Extract the best alpha, which we will use later.

In [None]:
chosen_alpha = model_lasso_cv.best_params_['alpha']
print('chosen_alpha', chosen_alpha)

#### Rerun LASSO with the best alpha

Now we can rerun a vanilla (no CV) version of Lasso with that specific alpha.
This will return, for instance, a .coef_ list.

In [None]:
model_lasso_cv_2 = Lasso(alpha=chosen_alpha, random_state=0, max_iter=10000).fit(X, y)

print("coefficients", model_lasso_cv_2.coef_)

Simply looking at the coefficients tells us which are to be included.
Question: How will we know just by looking?

#### Extract the feature names and colum indices of the features that Lasso has selected.

In [None]:
selected_coefficient_labels = []
selected_coefficient_indices = []
for i in range(len(model_lasso_cv_2.coef_)):
    print('Coefficient', feature_names[i], 'was', model_lasso_cv_2.coef_[i])
    if abs(model_lasso_cv_2.coef_[i]) > 0:
        selected_coefficient_labels.append(feature_names[i])
        selected_coefficient_indices.append(i)

This process led us to the following selected_coefficient_labels:

In [None]:
print('selected_coefficient_labels', selected_coefficient_labels)

#### Plot the scores versus the alphas

For fun, let's plot the alphas, scores and a confidence range.
What does this show us about the optimal alpha and how it varies with score?

In [None]:
plt.figure().set_size_inches(8, 6)
plt.semilogx(alphas, scores)

A fun aspect of the k-fold approach is you can get a measure of the std_errors involved.
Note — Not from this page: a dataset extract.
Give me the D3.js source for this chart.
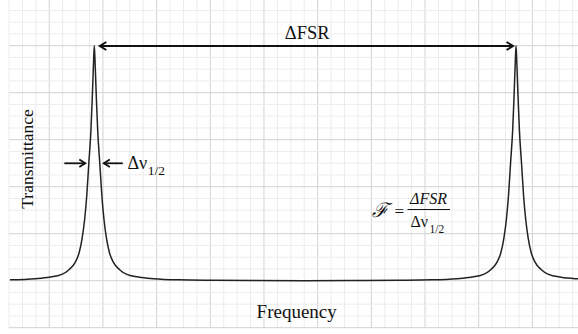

Plot those below. 

In [None]:
std_error = scores_std / np.sqrt(n_folds)

plt.semilogx(alphas, scores + std_error, 'b--')
plt.semilogx(alphas, scores - std_error, 'b--')

#### Plot the confidence band and the maximum score

alpha=0.2 controls the translucency of the fill color

In [None]:
plt.fill_between(alphas, scores + std_error, scores - std_error, alpha=0.2)

plt.ylabel('CV score +/- std error')
plt.xlabel('alpha')
plt.axhline(np.max(scores), linestyle='--', color='.5')
plt.xlim([alphas[0], alphas[-1]])

plt.show()

## Switch back to slides




## Post-LASSO

Finally, now that we have our selected labels, we can use them to select the numpy array columns that we want to use for a post-LASSO run.

In [None]:
new_x = X[:, selected_coefficient_indices]
new_x = statsmodels.api.add_constant(new_x)
print('new_x', new_x)

Plug this new x matrix into our statsmodels OLS function and print that out.

In [None]:
result = OLS(y, new_x).fit().summary()
print(result)

## Class discussion

How does the r-squared of this model compare to the one we did at the start of the lecture?

Given the above, how is the LASSO approach better than a vanilla OLS?

Look at the adjusted R-squared. How does that compare across models. In what ways is the adjusted R-squared similar the CV approach?